Makes 1 loaf cake
I made my annual batch of medlar mincemeat last week. As always I picked far too many medlars and as a consequence ended up with more purée than I needed for the mincemeat but not quite enough to make a medlar cheese. In these circumstances I usually make a medlar cake. I have a couple of recipes that I use but fancied revisiting the concept.

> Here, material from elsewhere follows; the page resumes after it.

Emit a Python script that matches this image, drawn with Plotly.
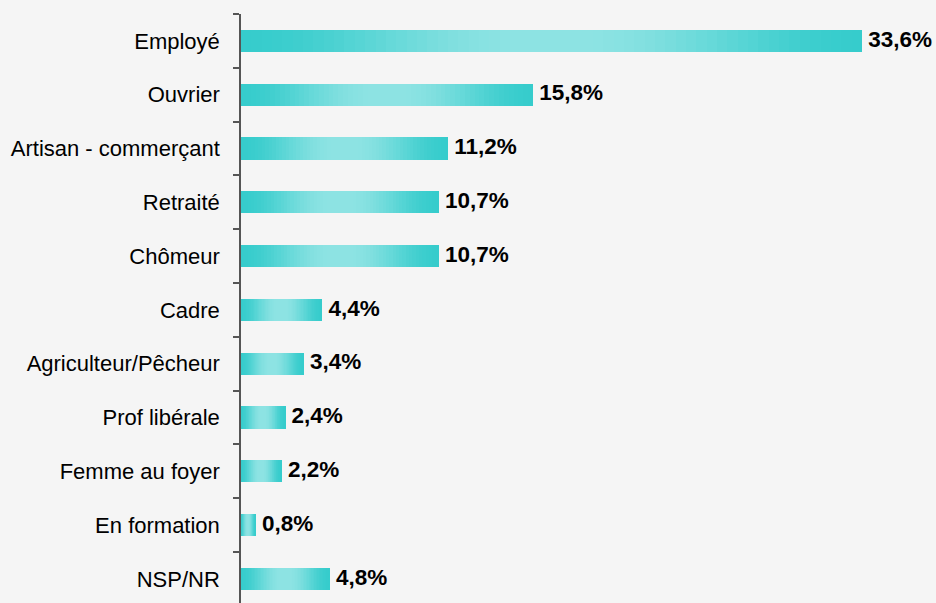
import plotly.graph_objects as go

categories = ["Employé", "Ouvrier", "Artisan - commerçant", "Retraité", "Chômeur",
              "Cadre", "Agriculteur/Pêcheur", "Prof libérale", "Femme au foyer",
              "En formation", "NSP/NR"]
values = [33.6, 15.8, 11.2, 10.7, 10.7, 4.4, 3.4, 2.4, 2.2, 0.8, 4.8]
labels = ["33,6%", "15,8%", "11,2%", "10,7%", "10,7%", "4,4%", "3,4%",
          "2,4%", "2,2%", "0,8%", "4,8%"]

EDGE = (54, 204, 204)
LIGHT = (141, 227, 227)
N = 60

fig = go.Figure()
for i in range(N):
    t = (i + 0.5) / N
    k = 1 - abs(t - 0.5) * 2
    k = min(1.0, k * 1.1)
    k = k * k * (3 - 2 * k)
    col = "rgb(%d,%d,%d)" % tuple(round(EDGE[j] + (LIGHT[j] - EDGE[j]) * k) for j in range(3))
    fig.add_trace(go.Bar(
        y=categories, x=[v / N for v in values], orientation="h",
        marker=dict(color=col, line=dict(width=0)), width=0.41,
        hoverinfo="skip", showlegend=False))

fig.add_trace(go.Scatter(
    y=categories, x=values, mode="text", text=["\u00a0" + l for l in labels],
    textposition="middle right",
    textfont=dict(family="Arial, Liberation Sans", size=22.5, color="black", weight="bold"),
    showlegend=False, hoverinfo="skip", cliponaxis=False))

fig.update_layout(
    width=936, height=603,
    barmode="stack",
    paper_bgcolor="#F5F5F5", plot_bgcolor="#F5F5F5",
    margin=dict(l=241, r=0, t=14, b=0),
    font=dict(family="Arial, Liberation Sans", size=22, color="black"),
    xaxis=dict(range=[0, 695 / 18.48], showgrid=False, zeroline=False,
               showticklabels=False, ticks="", showline=False),
    yaxis=dict(type="category", range=[10.448, -0.5], showgrid=False,
               showline=True, linecolor="#555555", linewidth=1.5,
               ticks="outside", tickson="boundaries", ticklen=6,
               tickcolor="#555555", tickwidth=1.5, ticklabelstandoff=15),
)

fig.write_html("out.html", config={"displayModeBar": False},
               post_script="document.body.style.margin='0';")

Perhaps it’s because I had been looking for a festive recipe to make for the Cook the Books get together in Lewes or simply because I love the flavours Christmas evokes but this recipe, with it’s honey and spices, sort of morphed into a kind of a rich, dark gingerbread. I’ve used rye flour to add a degree of nuttiness and help keep the cake moist although you could substitute wholemeal plain flour if you can’t find rye flour. It goes without saying this is lovely with a cup of tea and I suspect it may not be too bad with a glass of mulled wine too (although I haven’t had the opportunity to try this combo it yet).
- 100g self raising flour
- 75g rye flour
- 2 tsp mixed spice
- ½ tsp ground cinnamon
- 1 tsp baking powder
- 1 tsp bicarbonate of soda
- 110g soft unsalted butter
- 60g golden caster sugar
- 60g runny honey
- 1 tbsp treacle
- 2 large eggs
- 3 tbsp buttermilk or sour cream
- 175g medlar purée (you can find out how to make medlar puree here)

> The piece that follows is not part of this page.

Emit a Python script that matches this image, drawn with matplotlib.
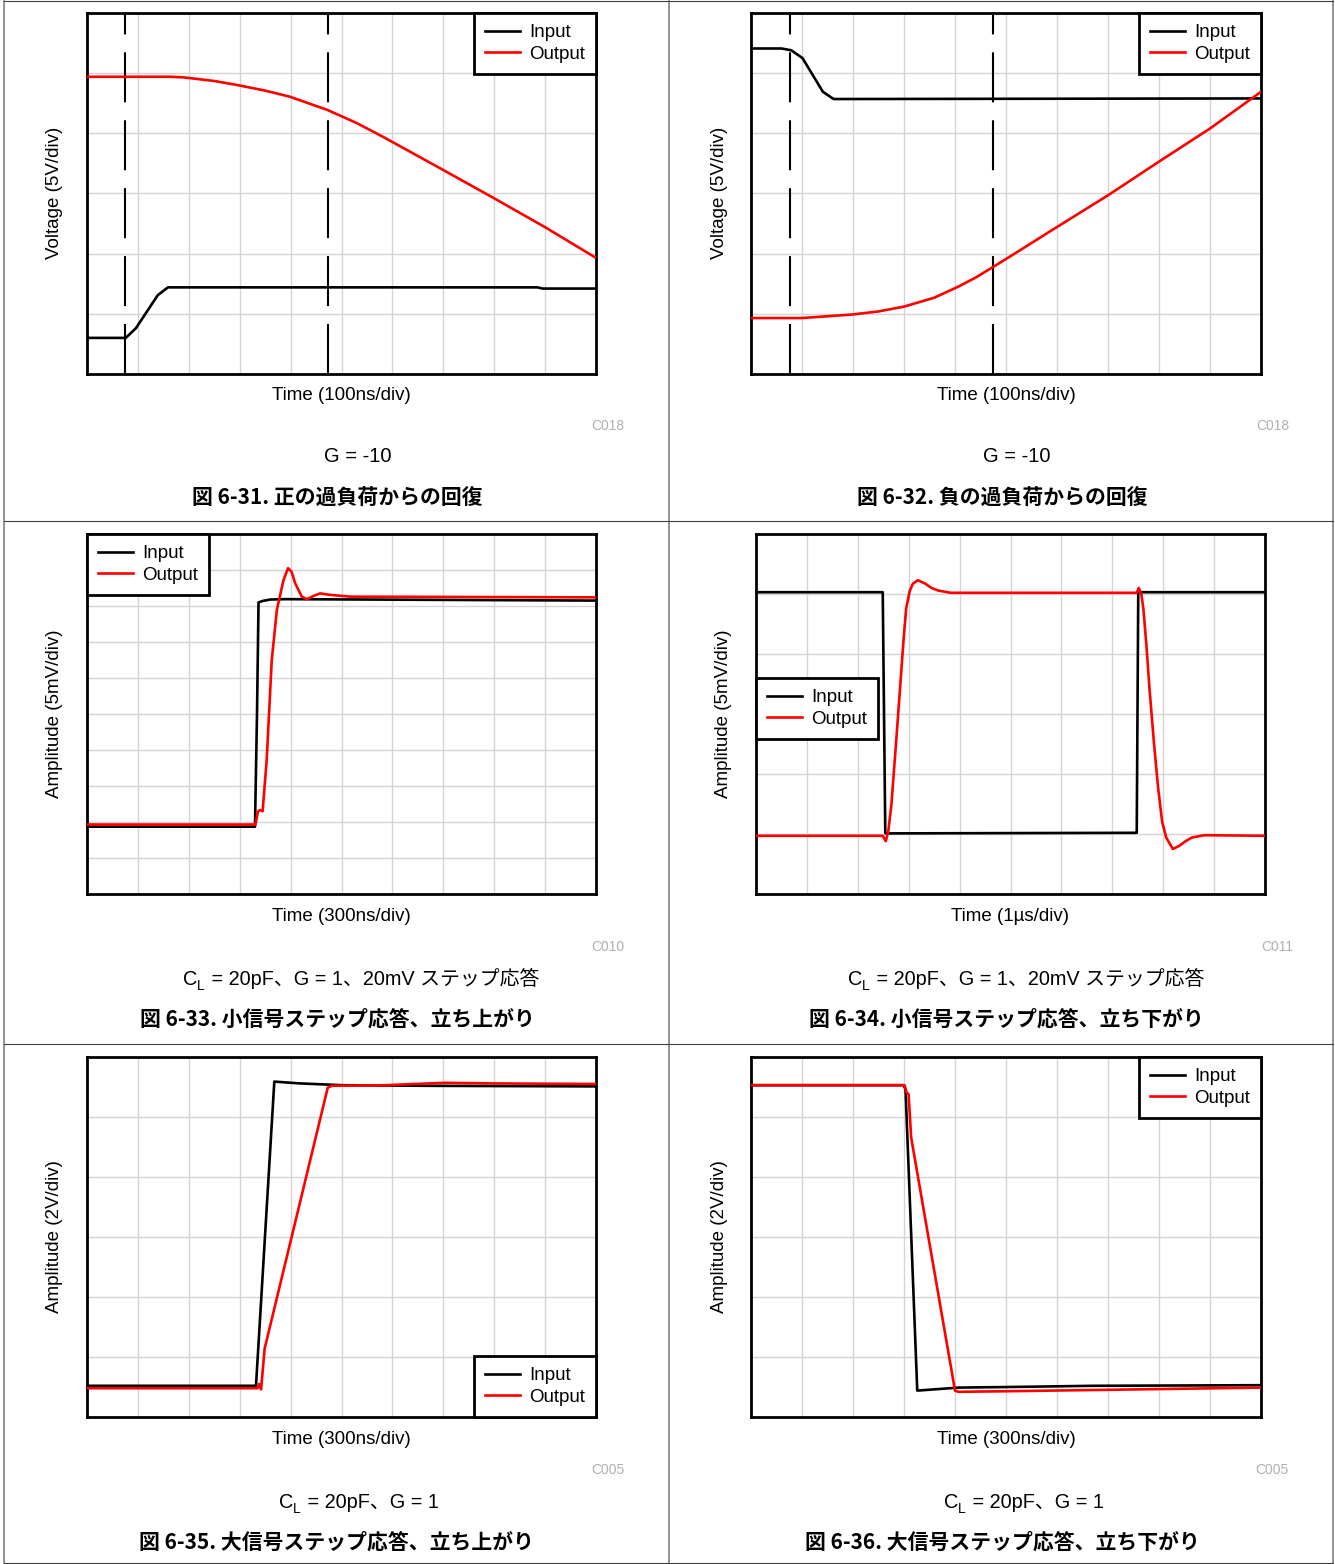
import numpy as np
import matplotlib
matplotlib.use('Agg')
import matplotlib.pyplot as plt
from matplotlib.lines import Line2D

plt.rcParams['font.family'] = ['Liberation Sans', 'Noto Sans CJK JP', 'DejaVu Sans']
plt.rcParams['legend.fancybox'] = False

# data, in scope divisions (x: 0..10, y: 0..ny from bottom)
p1_dash_x = [0.75, 4.73]
p1_in_t = [0, 0.76, 0.96, 1.39, 1.59, 8.85, 8.95, 10]
p1_in_v = [0.6, 0.6, 0.76, 1.31, 1.44, 1.44, 1.42, 1.42]
p1_out_t = [0, 1.63, 1.9, 2.5, 2.97, 3.5, 3.98, 4.72, 5.3, 5.82, 6.4, 7.0, 8.0, 9.0, 10]
p1_out_v = [4.94, 4.94, 4.93, 4.87, 4.80, 4.71, 4.61, 4.39, 4.17, 3.94, 3.67, 3.39, 2.92, 2.44, 1.93]

p2_dash_x = [0.76, 4.75]
p2_in_t = [0, 0.6, 0.79, 1.01, 1.41, 1.62, 10]
p2_in_v = [5.41, 5.41, 5.38, 5.25, 4.69, 4.57, 4.58]
p2_out_t = [0, 1.0, 2.0, 2.5, 3.0, 3.6, 4.06, 4.4, 4.75, 5.3, 5.9, 7.0, 8.0, 9.0, 10]
p2_out_v = [0.93, 0.93, 0.99, 1.04, 1.12, 1.27, 1.45, 1.6, 1.78, 2.07, 2.39, 2.97, 3.53, 4.08, 4.69]

p3_in_t = [0, 3.30, 3.34, 3.37, 3.45, 3.6, 3.9, 10]
p3_in_v = [1.87, 1.87, 5.0, 8.10, 8.14, 8.18, 8.19, 8.15]
p3_out_t = [0, 3.31, 3.36, 3.40, 3.45, 3.53, 3.63, 3.73, 3.86, 3.95, 4.02, 4.09, 4.22, 4.32,
            4.45, 4.58, 4.77, 5.17, 10]
p3_out_v = [1.93, 1.93, 2.3, 2.33, 2.3, 3.72, 6.5, 7.89, 8.72, 9.05, 8.95, 8.63, 8.26, 8.19,
            8.28, 8.35, 8.31, 8.26, 8.24]

p4_in_t = [0, 2.49, 2.54, 7.48, 7.51, 10]
p4_in_v = [5.03, 5.03, 1.01, 1.02, 5.03, 5.03]
p4_out_t = [0, 2.49, 2.55, 2.60, 2.66, 2.75, 2.83, 2.90, 2.95, 3.02, 3.08, 3.18, 3.33, 3.45,
            3.57, 3.82, 7.48, 7.52, 7.57, 7.61, 7.67, 7.73, 7.82, 7.90, 7.98, 8.06, 8.19,
            8.31, 8.44, 8.56, 8.81, 10]
p4_out_v = [0.97, 0.97, 0.88, 1.05, 1.49, 2.5, 3.43, 4.25, 4.76, 5.05, 5.17, 5.23, 5.17, 5.1,
            5.06, 5.02, 5.02, 5.10, 5.0, 4.76, 4.15, 3.43, 2.5, 1.77, 1.2, 0.94, 0.75,
            0.80, 0.88, 0.94, 0.98, 0.97]

p5_in_t = [0, 3.32, 3.68, 4.18, 5.02, 6.69, 10]
p5_in_v = [0.52, 0.52, 5.59, 5.56, 5.53, 5.52, 5.51]
p5_out_t = [0, 3.35, 3.38, 3.42, 3.49, 4.73, 4.81, 5.86, 7.03, 7.95, 10]
p5_out_v = [0.48, 0.48, 0.55, 0.46, 1.14, 5.49, 5.52, 5.53, 5.57, 5.56, 5.55]

p6_in_t = [0, 2.99, 3.03, 3.26, 4.07, 5.06, 6.72, 10]
p6_in_v = [5.53, 5.53, 5.46, 0.44, 0.49, 0.50, 0.52, 0.53]
p6_out_t = [0, 3.01, 3.05, 3.09, 3.14, 4.0, 4.07, 5.06, 6.72, 10]
p6_out_v = [5.53, 5.53, 5.41, 5.38, 4.66, 0.44, 0.42, 0.43, 0.45, 0.49]

W, H = 1335, 1564
fig = plt.figure(figsize=(W / 100, H / 100), dpi=100)
renderer = fig.canvas.get_renderer()


def add_ax(x0, y0, x1, y1, ny):
    ax = fig.add_axes([x0 / W, 1 - y1 / H, (x1 - x0) / W, (y1 - y0) / H])
    ax.set_xlim(0, 10)
    ax.set_ylim(0, ny)
    ax.set_xticks(np.arange(1, 10))
    ax.set_yticks(np.arange(1, ny))
    ax.tick_params(length=0, labelbottom=False, labelleft=False)
    ax.grid(True, color='#d4d4d4', lw=1.0)
    for sp in ax.spines.values():
        sp.set_linewidth(2.0)
        sp.set_color('black')
    return ax


def ftext(x, y, s, **kw):
    kw.setdefault('ha', 'center')
    kw.setdefault('va', 'center')
    return fig.text(x / W, 1 - y / H, s, **kw)


def traces(ax, t_in, v_in, t_out, v_out, **legkw):
    ax.plot(t_in, v_in, color='black', lw=1.9, label='Input', zorder=3)
    ax.plot(t_out, v_out, color='#ff0000', lw=1.9, label='Output', zorder=4)
    leg = ax.legend(fontsize=13.5, handlelength=1.85, handletextpad=0.5, borderpad=0.6,
                    labelspacing=0.22, borderaxespad=0, framealpha=1, **legkw)
    leg.get_frame().set_edgecolor('black')
    leg.get_frame().set_linewidth(2.0)
    leg.set_zorder(10)


def dashes(ax, xs, ny):
    for x in xs:
        ln, = ax.plot([x, x], [0, ny], color='black', lw=1.5, zorder=2)
        ln.set_dashes((24, 8.6))


def cl_text(x0, ybase, rest):
    # "C" with subscript "L", then the rest of the condition line, all on one baseline
    t1 = ftext(x0, ybase, 'C', fontsize=14.3, ha='left', va='baseline')
    bb = t1.get_window_extent(renderer)
    t2 = ftext(bb.x1 * W / fig.bbox.width, ybase + 5, 'L', fontsize=10, ha='left', va='baseline')
    bb2 = t2.get_window_extent(renderer)
    ftext(bb2.x1 + 1, ybase, rest, fontsize=14.3, ha='left', va='baseline')


def captions(cx, yt, time_lbl, code, title):
    ftext(cx + 254, yt, time_lbl, fontsize=13.5)
    ftext(cx + 537, yt + 30, code, fontsize=10, color='#b0b0b0', ha='right')
    ftext(cx + 250, yt + 102, title, fontsize=15, fontweight='bold',
          family=['Noto Sans CJK JP', 'DejaVu Sans'])


# panel 1
ax1 = add_ax(87, 13, 596, 374, 6)
dashes(ax1, p1_dash_x, 6)
traces(ax1, p1_in_t, p1_in_v, p1_out_t, p1_out_v, loc='upper right')
ftext(55, 193, 'Voltage (5V/div)', fontsize=13.5, rotation=90)
captions(87, 396, 'Time (100ns/div)', 'C018', '図 6-31. 正の過負荷からの回復')
ftext(358, 457, 'G = -10', fontsize=14.5)

# panel 2
ax2 = add_ax(751, 13, 1261, 374, 6)
dashes(ax2, p2_dash_x, 6)
traces(ax2, p2_in_t, p2_in_v, p2_out_t, p2_out_v, loc='upper right')
ftext(720, 193, 'Voltage (5V/div)', fontsize=13.5, rotation=90)
captions(752, 396, 'Time (100ns/div)', 'C018', '図 6-32. 負の過負荷からの回復')
ftext(1017, 457, 'G = -10', fontsize=14.5)

# panel 3
ax3 = add_ax(87, 534, 596, 894, 10)
traces(ax3, p3_in_t, p3_in_v, p3_out_t, p3_out_v, loc='upper left')
ftext(55, 714, 'Amplitude (5mV/div)', fontsize=13.5, rotation=90)
captions(87, 917, 'Time (300ns/div)', 'C010', '図 6-33. 小信号ステップ応答、立ち上がり')
cl_text(183, 985, ' = 20pF、G = 1、20mV ステップ応答')

# panel 4
ax4 = add_ax(756, 534, 1265, 894, 6)
traces(ax4, p4_in_t, p4_in_v, p4_out_t, p4_out_v, loc='upper left', bbox_to_anchor=(0, 0.6))
ftext(724, 714, 'Amplitude (5mV/div)', fontsize=13.5, rotation=90)
captions(756, 917, 'Time (1µs/div)', 'C011', '図 6-34. 小信号ステップ応答、立ち下がり')
cl_text(848, 985, ' = 20pF、G = 1、20mV ステップ応答')

# panel 5
ax5 = add_ax(87, 1057, 596, 1417, 6)
traces(ax5, p5_in_t, p5_in_v, p5_out_t, p5_out_v, loc='lower right')
ftext(55, 1237, 'Amplitude (2V/div)', fontsize=13.5, rotation=90)
captions(87, 1440, 'Time (300ns/div)', 'C005', '図 6-35. 大信号ステップ応答、立ち上がり')
cl_text(279, 1508, ' = 20pF、G = 1')

# panel 6
ax6 = add_ax(751, 1057, 1261, 1417, 6)
traces(ax6, p6_in_t, p6_in_v, p6_out_t, p6_out_v, loc='upper right')
ftext(720, 1237, 'Amplitude (2V/div)', fontsize=13.5, rotation=90)
captions(752, 1440, 'Time (300ns/div)', 'C005', '図 6-36. 大信号ステップ応答、立ち下がり')
cl_text(944, 1508, ' = 20pF、G = 1')

# table borders
for x in [4, 669, 1333]:
    fig.add_artist(Line2D([x / W, x / W], [1 - 1 / H, 1 - 1563 / H], color='#808080', lw=1.2,
                          transform=fig.transFigure))
for y in [1, 521, 1044, 1563]:
    fig.add_artist(Line2D([4 / W, 1333 / W], [1 - y / H, 1 - y / H], color='#404040', lw=0.8,
                          transform=fig.transFigure))

fig.savefig('out.png', dpi=100)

- Grated zest of 2 tangerines (or one small orange)
- 125g icing sugar
- 1-1½ tbsp tangerine juice or kirsch/brandy (if you want something more fortifying)

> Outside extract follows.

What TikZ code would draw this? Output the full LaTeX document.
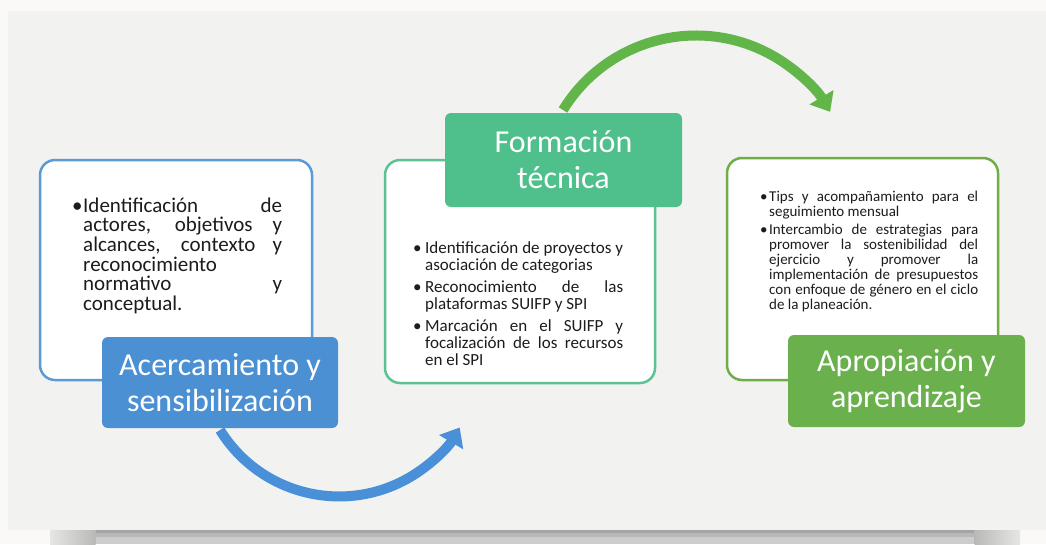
\documentclass[tikz,border=0pt]{standalone}
\usepackage{fontspec}
\setmainfont{Carlito}
\usetikzlibrary{arrows.meta}
\definecolor{outerbg}{HTML}{FAF9F7}
\definecolor{panelbg}{HTML}{F2F2F1}
\definecolor{blueL}{HTML}{4A90D2}
\definecolor{blueB}{HTML}{5B9BD5}
\definecolor{blueA}{HTML}{4A90D9}
\definecolor{tealL}{HTML}{4FBF8B}
\definecolor{tealB}{HTML}{5CC293}
\definecolor{greenL}{HTML}{6AB04C}
\definecolor{greenB}{HTML}{70AD47}
\definecolor{greenA}{HTML}{62B548}
\definecolor{bodyc}{HTML}{1C1C1C}
\definecolor{shdark}{HTML}{A4A4A4}
\definecolor{shmid}{HTML}{B8B8B8}
\definecolor{shlight}{HTML}{CCCCCC}
\definecolor{shend}{HTML}{E6E6E4}
\newcommand{\mybul}[1]{\hangindent=#1\hangafter=1\noindent\makebox[#1][l]{•}}
\begin{document}
\begin{tikzpicture}[x=1pt,y=-1pt,
  outline/.style={line width=2.5pt, fill=white, rounded corners=15pt, inner sep=0pt},
  label/.style={rounded corners=6pt, inner sep=0pt, text=white, align=center,
                font=\fontsize{32}{36}\selectfont},
  bodytext/.style={inner sep=0pt, align=justify, text=bodyc, anchor=base west},
  flow/.style={line width=10pt},
]
\useasboundingbox (0,0) rectangle (1046,544);
% background
\fill[outerbg] (0,0) rectangle (1046,544);
\fill[panelbg] (8,11) rectangle (1046,530);
% shadow strip
\fill[shlight] (95,530) rectangle (975,544);
\fill[shmid] (95,530) rectangle (975,537);
\fill[shdark] (95,530) rectangle (975,533);
\begin{scope}[y=1pt]
  \shade[left color=shend, right color=shmid] (50,-530) rectangle (95.5,-544);
  \shade[left color=shmid, right color=shend] (974.5,-530) rectangle (1020,-544);
\end{scope}

% arcs
\coordinate (a1s) at (220,430);
\coordinate (a2s) at (563,110);
\draw[flow, blueA, -{Triangle[width=27pt,length=17pt]}] (a1s) arc[start angle=148.3, end angle=30.5, radius=140];
\draw[flow, greenA, -{Triangle[width=27pt,length=17pt]}] (a2s) arc[start angle=211.5, end angle=329.3, radius=156];

% boxes
\node[outline, draw=blueB, minimum width=272pt, minimum height=220pt] (b1) at (176,270) {};
\node[outline, draw=tealB, minimum width=270pt, minimum height=223pt] (b2) at (520,271.5) {};
\node[outline, draw=greenB, minimum width=271pt, minimum height=222pt] (b3) at (862.5,269) {};

% body texts
\node[bodytext, text width=210pt, font=\fontsize{21}{19.7}\selectfont] (t1) at (72,212)
 {\mybul{11pt}Identificación de\linebreak actores, objetivos y\linebreak alcances, contexto y\linebreak reconocimiento\linebreak normativo y\linebreak conceptual.\par};
\node[bodytext, text width=210pt, font=\fontsize{17}{17}\selectfont] (t2) at (413,253)
 {\setlength{\parskip}{5pt}%
  \mybul{12pt}Identificación de proyectos y\linebreak asociación de categorias\par
  \mybul{12pt}Reconocimiento de las\linebreak plataformas SUIFP y SPI\par
  \mybul{12pt}Marcación en el SUIFP y\linebreak focalización de los recursos\linebreak en el SPI\par};
\node[bodytext, text width=218pt, font=\fontsize{15}{15}\selectfont] (t3) at (760,201)
 {\setlength{\parskip}{3.5pt}%
  \mybul{9pt}Tips y acompañamiento para el\linebreak seguimiento mensual\par
  \mybul{9pt}Intercambio de estrategias para\linebreak promover la sostenibilidad del\linebreak ejercicio y promover la\linebreak implementación de presupuestos\linebreak con enfoque de género en el ciclo\linebreak de la planeación.\par};

% labels
\node[label, fill=blueL, minimum width=236pt, minimum height=91pt] (l1) at (220,382.5) {Acercamiento y\\sensibilización};
\node[label, fill=tealL, minimum width=237pt, minimum height=94pt] (l2) at (563.5,160) {Formación\\técnica};
\node[label, fill=greenL, minimum width=237pt, minimum height=92pt] (l3) at (906.5,381) {Apropiación y\\aprendizaje};
\end{tikzpicture}
\end{document}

- 2 tbsp crystallised ginger pieces or candied peel to decorate (optional)
- Preheat the oven to 170℃. Grease and line a 900g loaf tin.
- Sieve the flours, spices, baking powder and bicarbonate of soda together. Tip any bran left in the sieve into the bowl.
- In a separate bowl place the butter, sugar, honey and treacle. I use my free standing food mixer for this although you could use a hand held electric whisk. Cream these ingredients together then add the eggs one at a time beating well between each addition.
- Add the buttermilk, medlar purée and tangerine zest. Beat well before gradually adding the spiced flour (make sure the motor isn’t running too fast when you do this otherwise your kitchen will be coated in flour). Pour the cake batter into the prepared tin and bake for 35-40 minutes until risen and springy to the touch.
- Allow to cool in the tin before turning out onto a cooling rack. It should be completely cold before you ice it. (I usually have three pairs of hungry eyes glued to the wire rack willing the cake to cool. This has caused me to succumb to guilt in the past and ice the cake before it is totally cold. Trust me, if you do this you will end up with more icing on the work surface than on the cake). To make the icing, sieve the icing sugar into a bowl. Stir in 1 tablespoon of tangerine juice or kirsch. Add a little more liquid if you need it. You are looking for a thick but spreadable icing. Spoon this onto the cooled cake then spread over the top. You can create a smooth finish by dipping a palate knife into some warm water before spreading over the cake. Sprinkle with crystallised ginger or candied peel to decorate.